- _Written exercise_: Write out the listing, please, but only from its first line through the line containing "XAxis, YAxis, CartesianGrid", exactly as given and without pictures.

- _Given information_:
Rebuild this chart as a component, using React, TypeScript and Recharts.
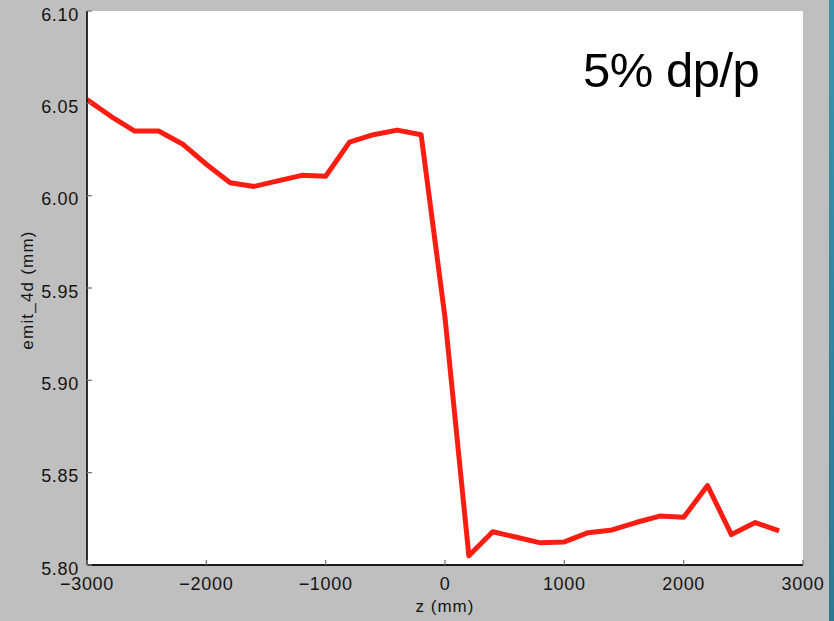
import { LineChart, Line, XAxis, YAxis, CartesianGrid } from "recharts";

// z positions along the channel (mm) and the 4D emittance at each one
const zPositions = [
  -3000, -2800, -2600, -2400, -2200, -2000, -1800, -1600, -1400, -1200,
  -1000, -800, -600, -400, -200, 0, 200, 400, 600, 800,
  1000, 1200, 1400, 1600, 1800, 2000, 2200, 2400, 2600, 2800,
];
const emit4d = [
  6.052, 6.043, 6.035, 6.035, 6.028, 6.017, 6.007, 6.005, 6.008, 6.011,
  6.0105, 6.029, 6.033, 6.0355, 6.033, 5.934, 5.805, 5.818, 5.815, 5.812,
  5.8125, 5.8175, 5.819, 5.823, 5.8265, 5.8258, 5.843, 5.8165, 5.823, 5.8185,
];
const xTicks = [-3000, -2000, -1000, 0, 1000, 2000, 3000];
const yTicks = [5.8, 5.85, 5.9, 5.95, 6.0, 6.05, 6.1];

const data = zPositions.map((z, i) => ({ z, emit: emit4d[i] }));

const FONT = '"Liberation Sans", Arial, Helvetica, sans-serif';
const TICK_COLOR = "#7a7a7a";
const TEXT_COLOR = "#141414";

const fmtX = (v: number) => (v < 0 ? "\u2212" + Math.abs(v) : String(v));

// matplotlib-style ticks: short marks pointing into the plot
const BottomTick = ({ x, y, payload }: any) => (
  <g>
    <line x1={x} y1={y} x2={x} y2={y - 5} stroke={TICK_COLOR} strokeWidth={1.3} />
    <text x={x} y={y + 25} textAnchor="middle" fontSize={18} letterSpacing={0.7} fill={TEXT_COLOR} fontFamily={FONT}>
      {fmtX(payload.value)}
    </text>
  </g>
);

const TopTick = ({ x, y }: any) => (
  <line x1={x} y1={y} x2={x} y2={y + 5} stroke={TICK_COLOR} strokeWidth={1.3} />
);

const LeftTick = ({ x, y, payload }: any) => (
  <g>
    <line x1={x} y1={y} x2={x + 5} y2={y} stroke={TICK_COLOR} strokeWidth={1.3} />
    <text x={x - 8} y={y + 9.5} textAnchor="end" fontSize={18} letterSpacing={0.7} fill={TEXT_COLOR} fontFamily={FONT}>
      {payload.value.toFixed(2)}
    </text>
  </g>
);

const RightTick = ({ x, y }: any) => (
  <line x1={x} y1={y} x2={x - 5} y2={y} stroke={TICK_COLOR} strokeWidth={1.3} />
);

const YLabel = ({ viewBox }: any) => {
  const cx = 33;
  const cy = viewBox.y + viewBox.height / 2 + 2;
  return (
    <text
      x={cx}
      y={cy}
      transform={`rotate(-90 ${cx} ${cy})`}
      textAnchor="middle"
      fontSize={17}
      letterSpacing={1.2}
      fill={TEXT_COLOR}
      fontFamily={FONT}
    >
      emit_4d (mm)
    </text>
  );
};

const frame = { stroke: "#1a1a1a", strokeWidth: 1.8 };

export default function App() {
  return (
    <div style={{ position: "absolute", left: 0, top: 0, width: 834, height: 621, background: "#bfbfbf", overflow: "hidden" }}>
      <LineChart width={834} height={621} data={data} margin={{ top: 11, right: 31, left: 0, bottom: 0 }}>
        <CartesianGrid horizontal={false} vertical={false} fill="#ffffff" />
        <XAxis
          dataKey="z"
          type="number"
          domain={[-3000, 3000]}
          ticks={xTicks}
          interval={0}
          height={56}
          tickSize={0}
          tickMargin={0}
          axisLine={frame}
          tickLine={false}
          tick={<BottomTick />}
          allowDataOverflow
          label={{ value: "z (mm)", position: "insideBottom", offset: 9, fontSize: 17, fill: TEXT_COLOR, fontFamily: FONT, letterSpacing: 1 }}
        />
        <XAxis
          xAxisId="top"
          orientation="top"
          dataKey="z"
          type="number"
          domain={[-3000, 3000]}
          ticks={xTicks}
          interval={0}
          height={0}
          tickSize={0}
          tickMargin={0}
          axisLine={frame}
          tickLine={false}
          tick={<TopTick />}
        />
        <YAxis
          type="number"
          domain={[5.8, 6.1]}
          ticks={yTicks}
          interval={0}
          width={87}
          tickSize={0}
          tickMargin={0}
          axisLine={frame}
          tickLine={false}
          tick={<LeftTick />}
          allowDataOverflow
          label={{ content: <YLabel /> }}
        />
        <YAxis
          yAxisId="right"
          orientation="right"
          type="number"
          domain={[5.8, 6.1]}
          ticks={yTicks}
          interval={0}
          width={0}
          tickSize={0}
          tickMargin={0}
          axisLine={frame}
          tickLine={false}
          tick={<RightTick />}
        />
        <Line
          type="linear"
          dataKey="emit"
          stroke="#fc1d12"
          strokeWidth={5}
          strokeLinejoin="round"
          dot={false}
          activeDot={false}
          isAnimationActive={false}
        />
      </LineChart>
      <svg width={834} height={621} style={{ position: "absolute", left: 0, top: 0, pointerEvents: "none" }}>
        <text x={583} y={87} fontSize={49} letterSpacing={-0.5} fill="#000" fontFamily={FONT}>
          5% dp/p
        </text>
      </svg>
      <div style={{ position: "absolute", left: 829, top: 0, width: 5, height: 621, background: "linear-gradient(#3a93ad, #2c7893)" }} />
    </div>
  );
}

- _Result_:
Rebuild this chart as a component, using React, TypeScript and Recharts.
import { LineChart, Line, XAxis, YAxis, CartesianGrid } from "recharts";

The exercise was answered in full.